Accelerated Stochastic Min-Max Optimization Based on Bias-corrected Momentum
Haoyuan Cai, Sulaiman A. Alghunaim, Ali H. Sayed
TL;DR
This work tackles stochastic minimax optimization where the minimization variable is nonconvex and the maximization variable is strongly concave or satisfies the Polyak–Lojasiewicz condition. It introduces two bias-corrected momentum methods (HCMM-1 and HCMM-2) that leverage Hessian-vector products to form more accurate momentum estimates, using a two-time-scale gradient descent-ascent scheme and cross-variable Hessian terms. Under Lipschitz Hessian assumptions, they establish $O(\varepsilon^{-3})$ iteration complexity with $O(1)$ batch size, and demonstrate convergence for both nonconvex–strongly-concave and nonconvex–PL settings, backed by a rigorous potential-function analysis. Empirical results on distributionally robust logistic regression with real datasets show that HCMM variants outperform prior bias-corrected momentum methods in both speed and robustness, with HCMM-2 offering faster convergence and HCMM-1 providing greater resilience to outliers.
Abstract
Lower-bound analyses for nonconvex strongly-concave minimax optimization problems have shown that stochastic first-order algorithms require at least $\mathcal{O}(\varepsilon^{-4})$ oracle complexity to find an $\varepsilon$-stationary point.
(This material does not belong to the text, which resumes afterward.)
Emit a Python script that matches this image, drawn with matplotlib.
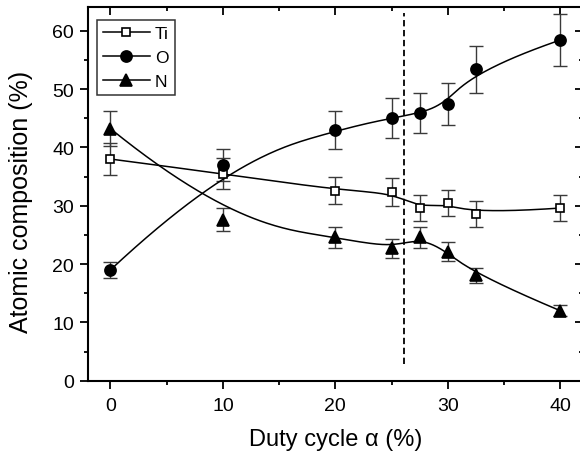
import numpy as np
import matplotlib
matplotlib.use('Agg')
import matplotlib.pyplot as plt
from matplotlib.ticker import MultipleLocator

plt.rcParams['font.family'] = ['Liberation Sans', 'DejaVu Sans']

# Data
duty = [0, 10, 20, 25, 27.5, 30, 32.5, 40]
ti = [38.0, 35.5, 32.6, 32.3, 29.6, 30.5, 28.6, 29.6]
ti_err = [2.8, 2.6, 2.3, 2.4, 2.2, 2.2, 2.2, 2.2]
oxy = [19.0, 37.0, 43.0, 45.0, 45.9, 47.5, 53.4, 58.4]
oxy_err = [1.4, 2.8, 3.2, 3.4, 3.5, 3.6, 4.0, 4.4]
nit = [43.2, 27.6, 24.6, 22.7, 24.6, 22.1, 18.1, 12.0]
nit_err = [3.0, 2.0, 1.8, 1.6, 1.8, 1.6, 1.3, 0.9]
transition = 26.1


def bspline(xs, ys, npts=400, k=3):
    # clamped cubic B-spline using the data points as control points
    P = np.column_stack([xs, ys])
    m = len(P)
    knots = np.concatenate([np.zeros(k), np.linspace(0, 1, m - k + 1), np.ones(k)])
    t = np.linspace(0, 1, npts)
    t[-1] -= 1e-10

    def basis(i, d):
        if d == 0:
            return ((knots[i] <= t) & (t < knots[i + 1])).astype(float)
        out = np.zeros_like(t)
        den1 = knots[i + d] - knots[i]
        den2 = knots[i + d + 1] - knots[i + 1]
        if den1 > 0:
            out += (t - knots[i]) / den1 * basis(i, d - 1)
        if den2 > 0:
            out += (knots[i + d + 1] - t) / den2 * basis(i + 1, d - 1)
        return out

    B = np.array([basis(i, k) for i in range(m)])
    C = B.T @ P
    return C[:, 0], C[:, 1]


fig = plt.figure(figsize=(5.8, 4.52), dpi=100)
ax = fig.add_axes([0.1517, 0.1555, 0.853, 0.826])

ecol = '#3a3a3a'
series = [
    (ti, ti_err, 's', 6, 'white', 'Ti'),
    (oxy, oxy_err, 'o', 8, 'black', 'O'),
    (nit, nit_err, '^', 8.5, 'black', 'N'),
]
for vals, err, mk, ms, fc, lab in series:
    ax.errorbar(duty, vals, yerr=err, fmt='none', ecolor=ecol, elinewidth=1.0,
                capsize=5, capthick=1.0, zorder=2)
    sx, sy = bspline(duty, vals)
    ax.plot(sx, sy, color='black', lw=1.1, zorder=3)
    ax.plot(duty, vals, linestyle='none', marker=mk, ms=ms, mfc=fc,
            mec='black', mew=1.2, zorder=4)
    # legend proxy
    ax.plot([], [], color='black', lw=1.1, marker=mk, ms=ms, mfc=fc,
            mec='black', mew=1.2, label=lab)

ax.plot([transition, transition], [2.8, 63], color='black', lw=1.3,
        linestyle=(0, (3.5, 2)), zorder=1)

ax.set_xlim(-2, 42)
ax.set_ylim(0, 64)
ax.xaxis.set_major_locator(MultipleLocator(10))
ax.xaxis.set_minor_locator(MultipleLocator(5))
ax.yaxis.set_major_locator(MultipleLocator(10))
ax.yaxis.set_minor_locator(MultipleLocator(5))

for s in ax.spines.values():
    s.set_linewidth(1.5)
ax.tick_params(which='both', labelsize=14, width=1.3)
ax.tick_params(which='major', length=6)
ax.tick_params(which='minor', length=3)
ax.tick_params(axis='x', which='both', pad=6)
ax.tick_params(axis='y', which='both', pad=4)
ax.tick_params(which='both', top=True, right=True)
# inward ticks on top/right, outward on bottom/left
for tk in ax.xaxis.get_major_ticks() + ax.xaxis.get_minor_ticks():
    tk.tick2line.set_marker(3)
for tk in ax.yaxis.get_major_ticks() + ax.yaxis.get_minor_ticks():
    tk.tick2line.set_marker(0)

ax.set_xlabel('Duty cycle α (%)', fontsize=17, labelpad=10)
ax.set_ylabel('Atomic composition (%)', fontsize=18, labelpad=14)
ax.yaxis.label.set_y(0.482)

leg = ax.legend(loc='upper left', fontsize=12.5, frameon=True, fancybox=False,
                edgecolor='black', handlelength=2.7, labelspacing=0.5,
                handletextpad=0.3, borderpad=0.35, borderaxespad=0.5,
                bbox_to_anchor=(0.0, 0.99))
leg.get_frame().set_linewidth(1.1)

plt.savefig('out.png', dpi=100)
Some works indicate that this complexity can be improved to $\mathcal{O}(\varepsilon^{-3})$ when the loss gradient is Lipschitz continuous. The question of achieving enhanced convergence rates under distinct conditions, remains unresolved. In this work, we address this question for optimization problems that are nonconvex in the minimization variable and strongly concave or Polyak-Lojasiewicz (PL) in the maximization variable. We introduce novel bias-corrected momentum algorithms utilizing efficient Hessian-vector products. We establish convergence conditions and demonstrate a lower iteration complexity of $\mathcal{O}(\varepsilon^{-3})$ for the proposed algorithms. The effectiveness of the method is validated through applications to robust logistic regression using real-world datasets.